Request: Pictures are to be left out. Copy exactly the lines from the one containing "Reproduce this chart with matplotlib." to the one containing "ax = fig.add_axes([65/880, 83/433, 820/880, 320/433])", both ends kept.

Source records:
----------

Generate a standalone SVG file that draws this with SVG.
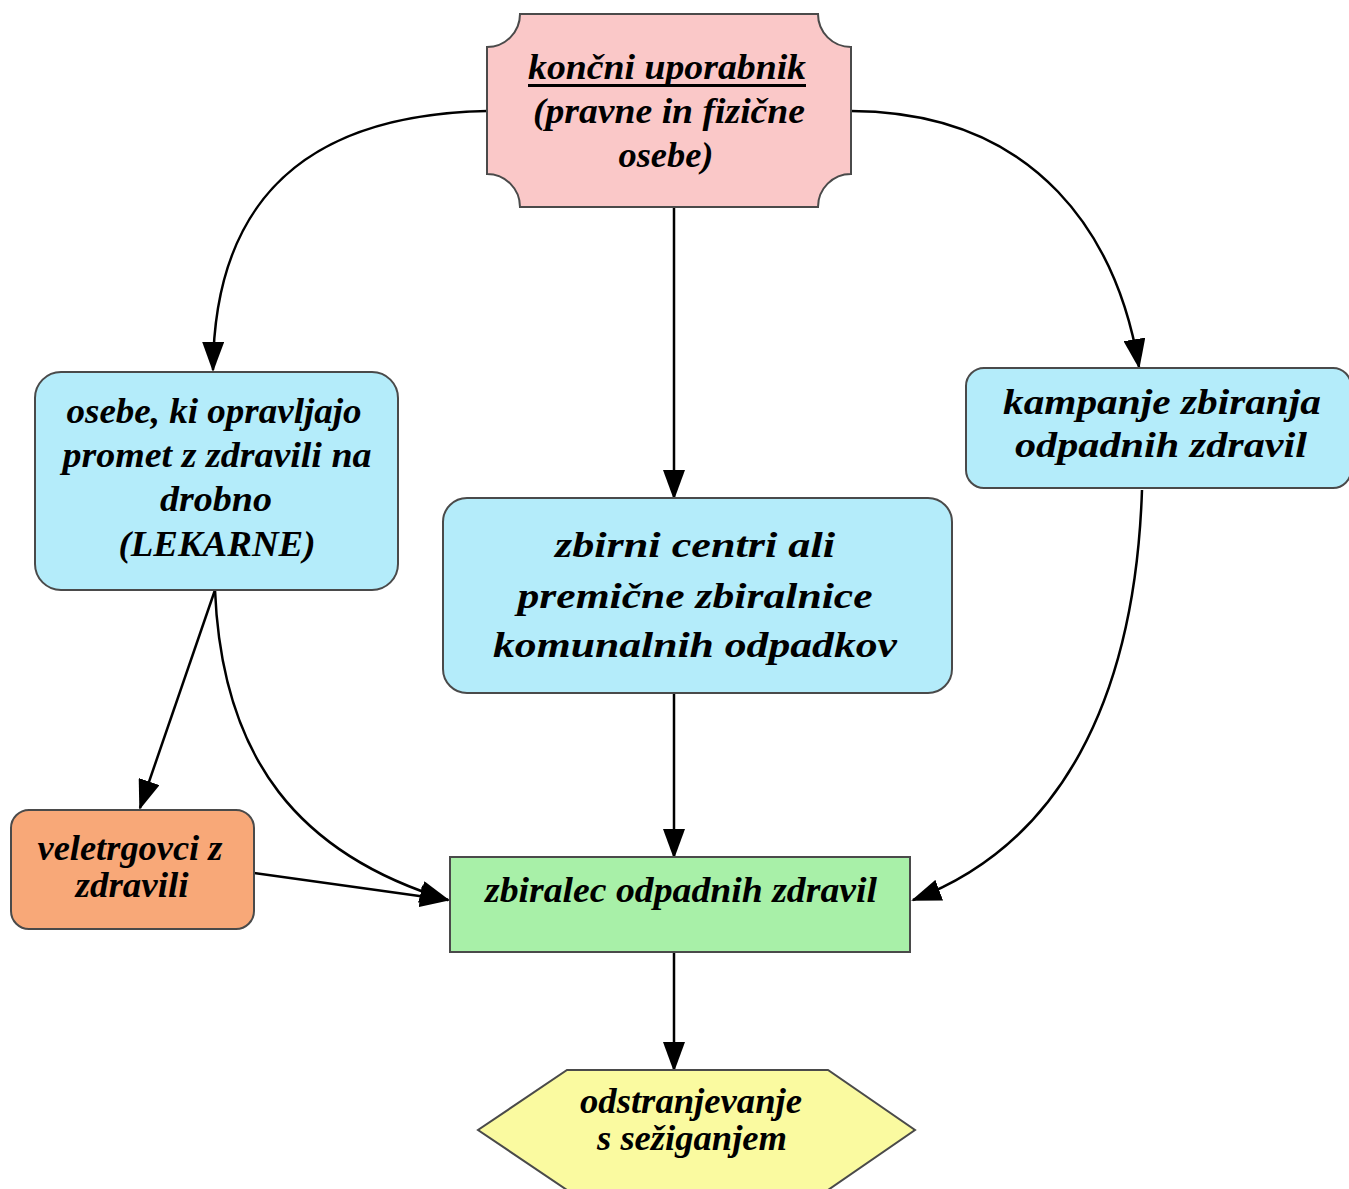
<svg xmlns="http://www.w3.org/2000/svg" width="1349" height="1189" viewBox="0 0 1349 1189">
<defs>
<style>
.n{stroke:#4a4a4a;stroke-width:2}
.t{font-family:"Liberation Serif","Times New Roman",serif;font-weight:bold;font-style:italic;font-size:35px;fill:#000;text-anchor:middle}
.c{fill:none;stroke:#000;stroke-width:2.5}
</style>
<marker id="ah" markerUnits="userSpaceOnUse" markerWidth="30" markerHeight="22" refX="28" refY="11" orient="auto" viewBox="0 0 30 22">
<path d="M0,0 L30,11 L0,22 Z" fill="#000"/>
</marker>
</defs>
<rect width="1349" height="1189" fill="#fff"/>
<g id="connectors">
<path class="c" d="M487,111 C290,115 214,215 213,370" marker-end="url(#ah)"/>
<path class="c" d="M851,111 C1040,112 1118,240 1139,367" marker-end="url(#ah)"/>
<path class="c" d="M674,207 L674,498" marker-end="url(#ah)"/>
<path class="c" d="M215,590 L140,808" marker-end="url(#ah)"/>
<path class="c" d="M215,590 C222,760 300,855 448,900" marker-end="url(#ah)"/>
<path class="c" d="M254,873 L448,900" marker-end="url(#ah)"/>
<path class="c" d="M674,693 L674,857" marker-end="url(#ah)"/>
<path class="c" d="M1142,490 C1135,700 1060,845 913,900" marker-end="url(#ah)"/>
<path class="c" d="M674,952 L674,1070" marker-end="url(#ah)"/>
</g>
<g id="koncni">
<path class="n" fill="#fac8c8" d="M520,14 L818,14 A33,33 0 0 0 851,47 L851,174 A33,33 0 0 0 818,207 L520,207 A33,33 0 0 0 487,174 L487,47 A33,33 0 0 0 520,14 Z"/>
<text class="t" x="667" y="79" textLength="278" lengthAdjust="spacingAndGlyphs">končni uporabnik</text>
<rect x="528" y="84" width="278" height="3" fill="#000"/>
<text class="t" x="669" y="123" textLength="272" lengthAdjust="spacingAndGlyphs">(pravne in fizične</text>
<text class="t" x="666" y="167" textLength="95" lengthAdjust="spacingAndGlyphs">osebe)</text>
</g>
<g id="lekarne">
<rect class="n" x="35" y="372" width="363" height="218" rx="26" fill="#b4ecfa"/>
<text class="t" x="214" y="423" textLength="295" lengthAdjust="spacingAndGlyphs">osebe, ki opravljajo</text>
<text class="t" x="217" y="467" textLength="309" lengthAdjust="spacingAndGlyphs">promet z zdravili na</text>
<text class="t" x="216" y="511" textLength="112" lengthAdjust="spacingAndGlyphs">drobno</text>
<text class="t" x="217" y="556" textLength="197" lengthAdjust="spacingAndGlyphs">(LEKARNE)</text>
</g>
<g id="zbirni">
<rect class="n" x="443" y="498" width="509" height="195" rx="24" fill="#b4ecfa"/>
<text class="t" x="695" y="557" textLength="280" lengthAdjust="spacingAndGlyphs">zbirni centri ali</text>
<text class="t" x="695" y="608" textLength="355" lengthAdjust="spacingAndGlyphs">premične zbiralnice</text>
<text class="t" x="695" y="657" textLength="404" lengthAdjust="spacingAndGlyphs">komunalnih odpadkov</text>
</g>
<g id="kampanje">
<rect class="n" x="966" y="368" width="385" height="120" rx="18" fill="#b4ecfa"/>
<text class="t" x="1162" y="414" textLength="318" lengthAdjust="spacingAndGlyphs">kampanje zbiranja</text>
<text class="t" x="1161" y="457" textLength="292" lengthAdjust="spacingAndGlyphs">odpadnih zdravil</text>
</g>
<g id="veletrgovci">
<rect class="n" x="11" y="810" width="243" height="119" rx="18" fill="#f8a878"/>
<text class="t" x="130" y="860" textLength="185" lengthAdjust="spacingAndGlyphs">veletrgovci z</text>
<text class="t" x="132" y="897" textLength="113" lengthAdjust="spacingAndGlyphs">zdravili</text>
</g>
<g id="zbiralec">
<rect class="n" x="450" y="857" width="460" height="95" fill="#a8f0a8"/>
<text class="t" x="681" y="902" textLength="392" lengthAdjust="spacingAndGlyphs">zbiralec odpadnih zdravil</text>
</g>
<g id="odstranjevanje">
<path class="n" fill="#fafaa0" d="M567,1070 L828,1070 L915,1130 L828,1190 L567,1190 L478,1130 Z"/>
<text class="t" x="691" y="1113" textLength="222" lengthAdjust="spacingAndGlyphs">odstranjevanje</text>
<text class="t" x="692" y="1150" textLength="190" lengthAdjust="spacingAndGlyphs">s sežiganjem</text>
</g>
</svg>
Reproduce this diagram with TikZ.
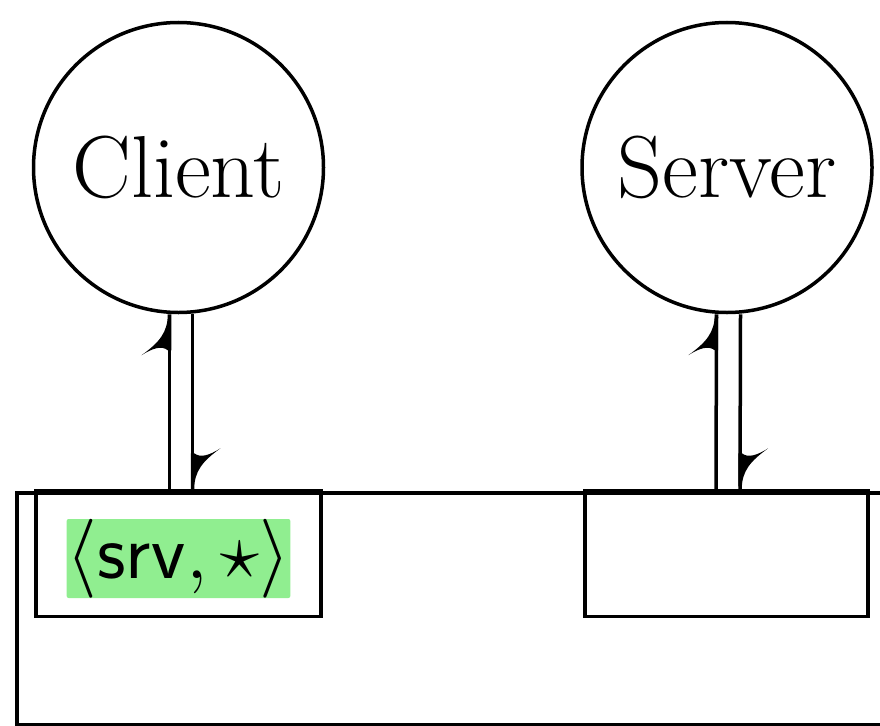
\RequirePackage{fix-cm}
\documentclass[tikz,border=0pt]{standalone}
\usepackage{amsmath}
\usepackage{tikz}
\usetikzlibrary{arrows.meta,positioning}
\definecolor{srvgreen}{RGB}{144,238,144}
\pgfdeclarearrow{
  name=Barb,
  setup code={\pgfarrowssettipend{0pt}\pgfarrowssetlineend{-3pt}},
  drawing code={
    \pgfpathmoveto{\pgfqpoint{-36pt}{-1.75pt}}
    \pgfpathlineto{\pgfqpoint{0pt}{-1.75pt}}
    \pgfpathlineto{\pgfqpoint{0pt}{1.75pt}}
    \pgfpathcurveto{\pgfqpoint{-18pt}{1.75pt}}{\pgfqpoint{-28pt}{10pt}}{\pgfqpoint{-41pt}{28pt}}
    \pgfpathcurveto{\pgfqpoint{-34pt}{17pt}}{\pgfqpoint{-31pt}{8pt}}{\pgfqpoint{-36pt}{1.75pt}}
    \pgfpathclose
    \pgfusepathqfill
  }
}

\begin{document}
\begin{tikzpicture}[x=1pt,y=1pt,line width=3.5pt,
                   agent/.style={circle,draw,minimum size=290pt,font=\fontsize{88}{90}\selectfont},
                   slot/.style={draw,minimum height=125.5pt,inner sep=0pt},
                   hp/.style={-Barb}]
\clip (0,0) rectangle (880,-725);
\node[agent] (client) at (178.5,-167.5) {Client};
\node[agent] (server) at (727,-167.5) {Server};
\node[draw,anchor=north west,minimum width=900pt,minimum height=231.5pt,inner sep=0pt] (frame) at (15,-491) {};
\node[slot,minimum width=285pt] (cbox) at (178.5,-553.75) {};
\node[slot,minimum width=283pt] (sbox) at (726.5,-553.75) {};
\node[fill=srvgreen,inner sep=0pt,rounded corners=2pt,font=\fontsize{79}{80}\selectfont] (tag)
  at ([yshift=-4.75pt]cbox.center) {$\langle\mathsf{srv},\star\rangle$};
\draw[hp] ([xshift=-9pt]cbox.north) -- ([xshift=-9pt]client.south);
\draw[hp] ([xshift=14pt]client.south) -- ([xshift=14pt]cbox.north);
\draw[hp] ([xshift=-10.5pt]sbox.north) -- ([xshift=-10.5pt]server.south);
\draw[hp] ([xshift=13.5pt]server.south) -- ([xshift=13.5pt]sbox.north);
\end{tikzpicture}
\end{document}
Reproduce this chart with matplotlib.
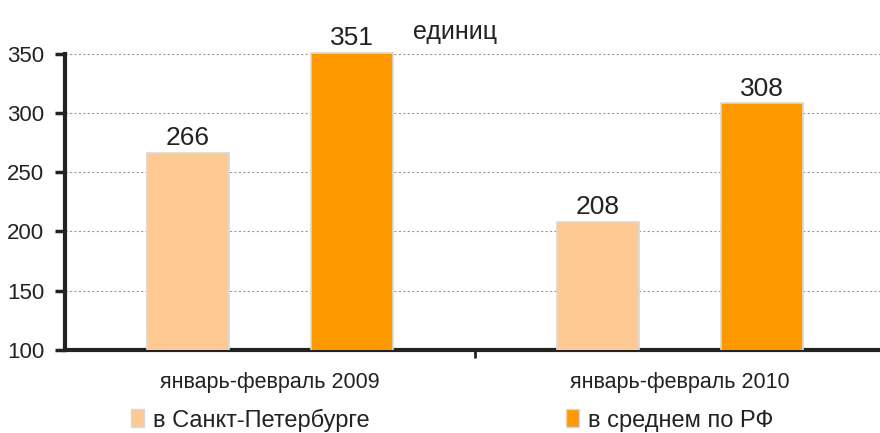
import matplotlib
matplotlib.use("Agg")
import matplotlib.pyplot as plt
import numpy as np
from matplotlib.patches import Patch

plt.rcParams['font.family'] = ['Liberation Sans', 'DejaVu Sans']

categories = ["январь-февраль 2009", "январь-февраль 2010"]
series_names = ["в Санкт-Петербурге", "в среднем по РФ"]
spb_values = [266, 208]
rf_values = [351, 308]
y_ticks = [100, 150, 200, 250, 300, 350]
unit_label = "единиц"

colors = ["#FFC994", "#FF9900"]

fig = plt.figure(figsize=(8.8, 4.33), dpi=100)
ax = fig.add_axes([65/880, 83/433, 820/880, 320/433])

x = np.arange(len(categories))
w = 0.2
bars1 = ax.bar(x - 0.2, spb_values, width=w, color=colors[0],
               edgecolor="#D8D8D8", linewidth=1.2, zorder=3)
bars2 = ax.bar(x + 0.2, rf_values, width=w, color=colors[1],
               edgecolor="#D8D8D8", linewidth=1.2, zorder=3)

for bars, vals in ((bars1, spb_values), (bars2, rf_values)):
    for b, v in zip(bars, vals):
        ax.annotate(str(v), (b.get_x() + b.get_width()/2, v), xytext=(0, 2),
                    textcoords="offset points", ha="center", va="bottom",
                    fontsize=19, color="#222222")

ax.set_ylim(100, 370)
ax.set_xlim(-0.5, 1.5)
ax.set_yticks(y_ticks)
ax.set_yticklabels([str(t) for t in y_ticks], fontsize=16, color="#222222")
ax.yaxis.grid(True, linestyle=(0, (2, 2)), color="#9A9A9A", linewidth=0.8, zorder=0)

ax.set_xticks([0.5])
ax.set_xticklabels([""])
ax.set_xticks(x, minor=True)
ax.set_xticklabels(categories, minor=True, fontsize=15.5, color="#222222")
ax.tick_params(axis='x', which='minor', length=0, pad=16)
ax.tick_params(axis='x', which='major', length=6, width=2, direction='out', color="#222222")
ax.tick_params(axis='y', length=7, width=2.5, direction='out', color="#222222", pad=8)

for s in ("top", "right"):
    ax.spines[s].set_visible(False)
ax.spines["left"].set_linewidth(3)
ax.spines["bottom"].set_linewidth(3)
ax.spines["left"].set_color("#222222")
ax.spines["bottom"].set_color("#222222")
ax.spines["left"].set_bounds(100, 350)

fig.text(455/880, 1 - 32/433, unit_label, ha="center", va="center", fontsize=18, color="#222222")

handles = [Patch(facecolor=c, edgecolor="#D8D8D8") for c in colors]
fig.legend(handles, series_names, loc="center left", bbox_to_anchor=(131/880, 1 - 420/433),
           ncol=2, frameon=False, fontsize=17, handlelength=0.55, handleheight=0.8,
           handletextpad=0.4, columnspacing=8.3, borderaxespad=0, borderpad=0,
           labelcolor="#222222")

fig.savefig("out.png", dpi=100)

----------

Result for this task:
Reproduce this chart with matplotlib.
import matplotlib
matplotlib.use("Agg")
import matplotlib.pyplot as plt
import numpy as np
from matplotlib.patches import Patch

plt.rcParams['font.family'] = ['Liberation Sans', 'DejaVu Sans']

categories = ["январь-февраль 2009", "январь-февраль 2010"]
series_names = ["в Санкт-Петербурге", "в среднем по РФ"]
spb_values = [266, 208]
rf_values = [351, 308]
y_ticks = [100, 150, 200, 250, 300, 350]
unit_label = "единиц"

colors = ["#FFC994", "#FF9900"]

fig = plt.figure(figsize=(8.8, 4.33), dpi=100)
ax = fig.add_axes([65/880, 83/433, 820/880, 320/433])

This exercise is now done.